In Leindecker v. Asian Women United of Minnesota, Nos. A12-1978, A12-2015, 2014 WL 7011061 (Minn. Ct. App. Dec. 15, 2014) (unpublished), the appellate court, upon direction from the Supreme Court, applied a two-part inquiry into addressing these issues.  The first step is to determine whether the conduct complained of in the lawsuit falls within the “public participation” provision of the law, meaning whether it was aimed at procuring “favorable  governmental action.” The defendant must make only a “minimal showing” to satisfy this standard.  If so, the burden then shifts to the party bringing the lawsuit to prove a negative, that the conduct is tortious or constitutes a violation of constitutional rights. To do so, the party must satisfy a high standard, meeting the burden by “clear and convincing evidence.” 
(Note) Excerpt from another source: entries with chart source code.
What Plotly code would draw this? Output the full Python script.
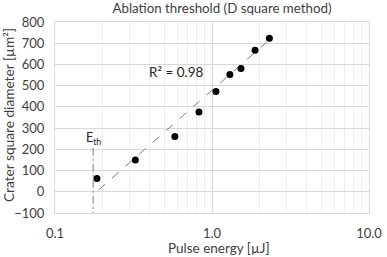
import plotly.graph_objects as go

energy = [0.185, 0.325, 0.58, 0.826, 1.06, 1.30, 1.53, 1.88, 2.32]
diam_sq = [63, 150, 261, 376, 472, 553, 581, 667, 723]

trend_x = [0.189, 2.23]
trend_y = [8, 705]

eth_x = [0.175, 0.175]
eth_y = [207, -205]

font_family = "Lato, Open Sans, sans-serif"
txt = "#404040"

fig = go.Figure()
fig.add_trace(go.Scatter(x=trend_x, y=trend_y, mode="lines",
                         line=dict(color="#7f7f7f", width=1, dash="dash"),
                         showlegend=False, hoverinfo="skip"))
fig.add_trace(go.Scatter(x=energy, y=diam_sq, mode="markers",
                         marker=dict(color="black", size=7),
                         showlegend=False))
fig.add_trace(go.Scatter(x=eth_x, y=eth_y, mode="lines",
                         line=dict(color="#7f7f7f", width=1, dash="8px,3px,2px,3px"),
                         showlegend=False, cliponaxis=False, hoverinfo="skip"))

fig.add_annotation(x=-0.223, y=564, xref="x", yref="y", text="R² = 0.98",
                   showarrow=False, font=dict(size=13.5, color="#262626", family=font_family))
fig.add_annotation(x=-0.757, y=250, xref="x", yref="y", text="E<sub>th</sub>",
                   showarrow=False, font=dict(size=12.5, color="#262626", family=font_family))
# axis titles
fig.add_annotation(x=-0.1497, y=0.513, xref="paper", yref="paper", textangle=-90,
                   text="Crater square diameter [µm²]", showarrow=False,
                   xanchor="center", yanchor="middle",
                   font=dict(size=13.7, color=txt, family=font_family))
fig.add_annotation(x=0.522, y=-0.182, xref="paper", yref="paper",
                   text="Pulse energy [µJ]", showarrow=False,
                   xanchor="center", yanchor="middle",
                   font=dict(size=13.5, color=txt, family=font_family))

fig.update_layout(
    width=387, height=257,
    margin=dict(l=55, r=18, t=22, b=44, autoexpand=False),
    paper_bgcolor="white", plot_bgcolor="white",
    font=dict(family=font_family, color=txt, size=13),
    title=dict(text="Ablation threshold (D square method)", x=222/387, xanchor="center",
               y=1 - 8/257, yanchor="middle", font=dict(size=13.3, color=txt)),
)
fig.update_xaxes(type="log", range=[-1, 1],
                 tickvals=[0.1, 1, 10], ticktext=["0.1", "1.0", "10.0"],
                 showgrid=True, gridcolor="#d9d9d9", gridwidth=1,
                 minor=dict(showgrid=True, gridcolor="#efefef", tickvals=[0.2,0.3,0.4,0.5,0.6,0.7,0.8,0.9,2,3,4,5,6,7,8,9]),
                 showline=True, linecolor="#d9d9d9", mirror=True,
                 zeroline=False, ticks="", ticklabelstandoff=8, automargin=False,
                 tickfont=dict(size=13))
fig.update_yaxes(range=[-100, 800], dtick=100,
                 showgrid=True, gridcolor="#d9d9d9", gridwidth=1,
                 showline=True, linecolor="#d9d9d9", mirror=True,
                 zeroline=False, ticks="", ticklabelstandoff=7, automargin=False,
                 tickfont=dict(size=13))

fig.write_html("out.html", config={"displayModeBar": False, "staticPlot": True},
               post_script="document.body.style.margin='0';document.body.style.overflow='hidden';")
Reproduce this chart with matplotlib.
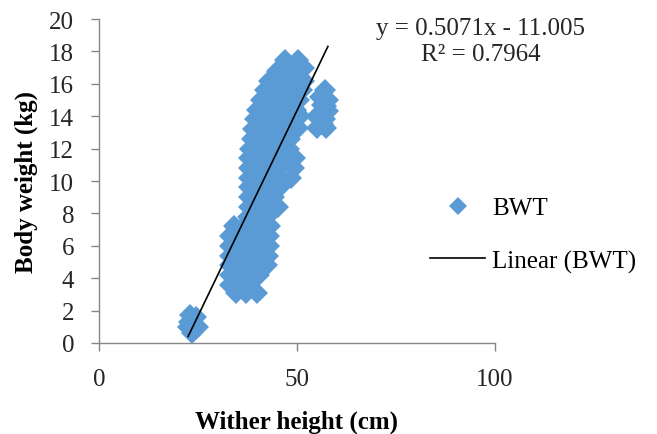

In the Leindecker case, the appellate court, addressing litigation dating back a full decade, held that the defendant, a nonprofit organization, satisfied its prong by showing that two lawsuits that it had brought for legal malpractice and conversion were efforts to procure “favorable governmental action.”  The court then sent the matter back to the Hennepin County District Court for a determination whether the plaintiff, who was suing for malicious prosecution, could establish by “clear and convincing” evidence that the conduct was tortious or otherwise wrongful.
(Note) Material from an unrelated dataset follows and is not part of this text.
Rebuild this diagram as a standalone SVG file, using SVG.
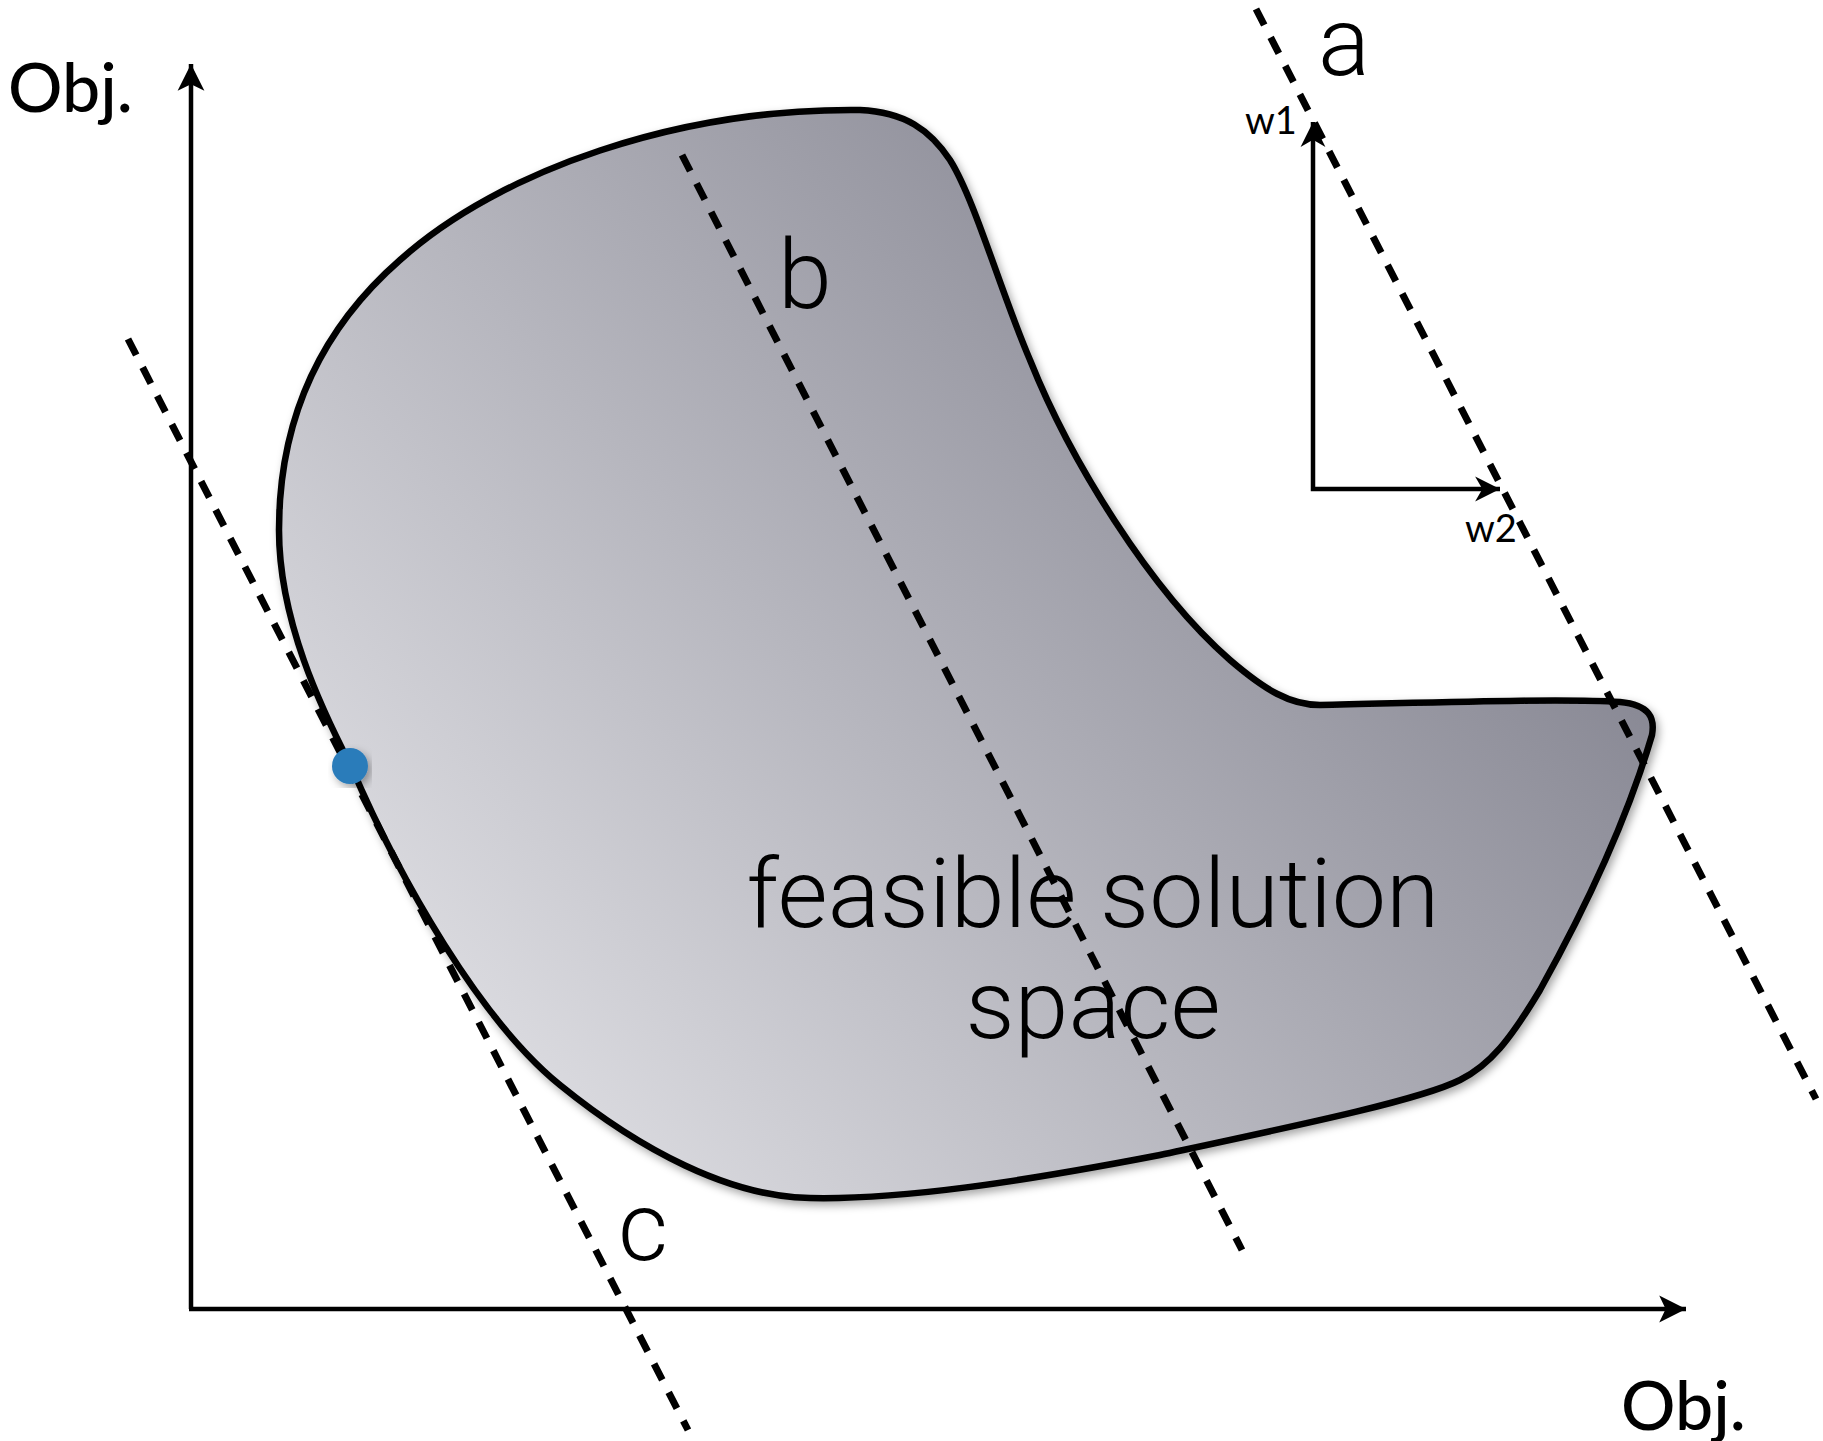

Another case, decided a week later, Nygaard v. Walsh, No. A14-0011, 2014 WL 7236977 (Minn. Ct. App. Dec. 22, 2014) (unpublished), also dealt a setback to the claimant, an Orono man who sued his neighbors for writing a letter to the local police expressing “safety” concerns because of the “belligerent” and “combative” behavior of the man.  His lawsuit for defamation and negligence was dismissed by the Hennepin County District Court, which the appellate court affirmed.  It ruled that the letter to the police authorities was covered by the statute and the claimant failed to meet the “clear and convincing” standard for showing that there was defamation or negligence, which warranted dismissal of the litigation. 

The third case, a week later, involved a long-running feud between public officials on the Middle Snake Tamarac River Watershed District in northern Minnesota.  In Zutz v. Nelson,  No. A14-0573, 2014 WL 7344058 (Minn. Ct. App. December 29, 2014) (unpublished), the Court ruled that the two defendant members of the Watershed District governing board were immune from suit for defamation and that the claimants failed to show clearly and convincingly that the disparaging statements they made about their two colleagues who brought the suit were defamatory.
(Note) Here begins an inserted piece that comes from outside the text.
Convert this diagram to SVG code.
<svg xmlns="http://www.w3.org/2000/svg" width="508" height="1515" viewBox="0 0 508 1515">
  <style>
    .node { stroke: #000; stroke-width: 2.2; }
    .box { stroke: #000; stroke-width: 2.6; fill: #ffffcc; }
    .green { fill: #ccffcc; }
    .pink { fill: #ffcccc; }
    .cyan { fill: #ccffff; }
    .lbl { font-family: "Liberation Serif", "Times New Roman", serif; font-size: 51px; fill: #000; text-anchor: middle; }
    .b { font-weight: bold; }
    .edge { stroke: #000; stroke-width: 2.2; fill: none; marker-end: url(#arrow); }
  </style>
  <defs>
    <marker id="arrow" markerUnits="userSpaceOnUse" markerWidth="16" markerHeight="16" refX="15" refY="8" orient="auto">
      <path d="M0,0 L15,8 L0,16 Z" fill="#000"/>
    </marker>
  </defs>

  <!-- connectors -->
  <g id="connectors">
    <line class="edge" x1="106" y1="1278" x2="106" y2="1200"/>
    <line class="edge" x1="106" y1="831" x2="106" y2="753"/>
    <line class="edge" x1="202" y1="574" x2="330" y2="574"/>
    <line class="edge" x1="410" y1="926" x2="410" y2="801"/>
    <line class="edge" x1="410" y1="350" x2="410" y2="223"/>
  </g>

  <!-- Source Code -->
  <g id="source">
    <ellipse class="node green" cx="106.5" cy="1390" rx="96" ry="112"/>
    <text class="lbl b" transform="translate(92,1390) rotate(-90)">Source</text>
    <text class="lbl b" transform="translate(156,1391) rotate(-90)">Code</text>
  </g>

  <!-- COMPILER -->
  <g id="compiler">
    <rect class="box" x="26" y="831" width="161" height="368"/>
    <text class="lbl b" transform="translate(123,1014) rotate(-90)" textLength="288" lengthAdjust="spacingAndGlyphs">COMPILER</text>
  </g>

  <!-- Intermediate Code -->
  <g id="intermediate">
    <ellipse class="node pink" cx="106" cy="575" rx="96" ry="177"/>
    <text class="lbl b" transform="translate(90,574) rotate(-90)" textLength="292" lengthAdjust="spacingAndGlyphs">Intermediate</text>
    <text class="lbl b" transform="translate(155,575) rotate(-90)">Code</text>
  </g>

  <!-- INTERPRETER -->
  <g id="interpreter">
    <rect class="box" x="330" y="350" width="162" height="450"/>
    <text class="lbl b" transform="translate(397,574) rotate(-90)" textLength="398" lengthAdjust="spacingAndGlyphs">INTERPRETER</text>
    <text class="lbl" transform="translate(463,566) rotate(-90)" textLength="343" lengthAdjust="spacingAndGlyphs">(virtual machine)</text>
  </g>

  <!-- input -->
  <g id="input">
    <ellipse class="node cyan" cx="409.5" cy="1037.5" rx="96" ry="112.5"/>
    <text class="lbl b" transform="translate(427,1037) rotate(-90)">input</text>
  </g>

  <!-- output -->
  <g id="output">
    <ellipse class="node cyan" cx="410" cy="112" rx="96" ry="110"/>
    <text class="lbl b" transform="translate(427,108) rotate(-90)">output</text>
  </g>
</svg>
These cases offer some suggestions for parties embroiled in SLAPP cases.

  • First, the claimant should be aware that, if the conduct at issue in the case, involves contacts with government officials, the lawsuit may breed a SLAPP defense;
  • The party against whom a claim is made should be prepared to raise any applicable SLAPP suit defenses at the outset of litigation in order to have this issue resolved sooner, rather than dragged through a lengthy and costly process;
  • The party asserting the immunity defense under the statute, must meet a “minimal threshold” that the underlying action was aimed at procuring favorable governmental action, which usually can be met without extensive inquiry;
  • If that burden is not achieved, the lawsuit proceeds;
  • However, if the “minimal” showing is made, the claimant then has the burden of showing by “clear and convincing” evidence that there was defamation or other tortuous behavior, or violation of constitutional rights, which may be a difficult hurdle to overcome.

SLAPP suit litigation is often volatile and sometimes complex. These suggestions provide guidelines for litigants and lawyers in addressing issues arising under the ever-increasing amount of litigation arising under the anti-SLAPP statute.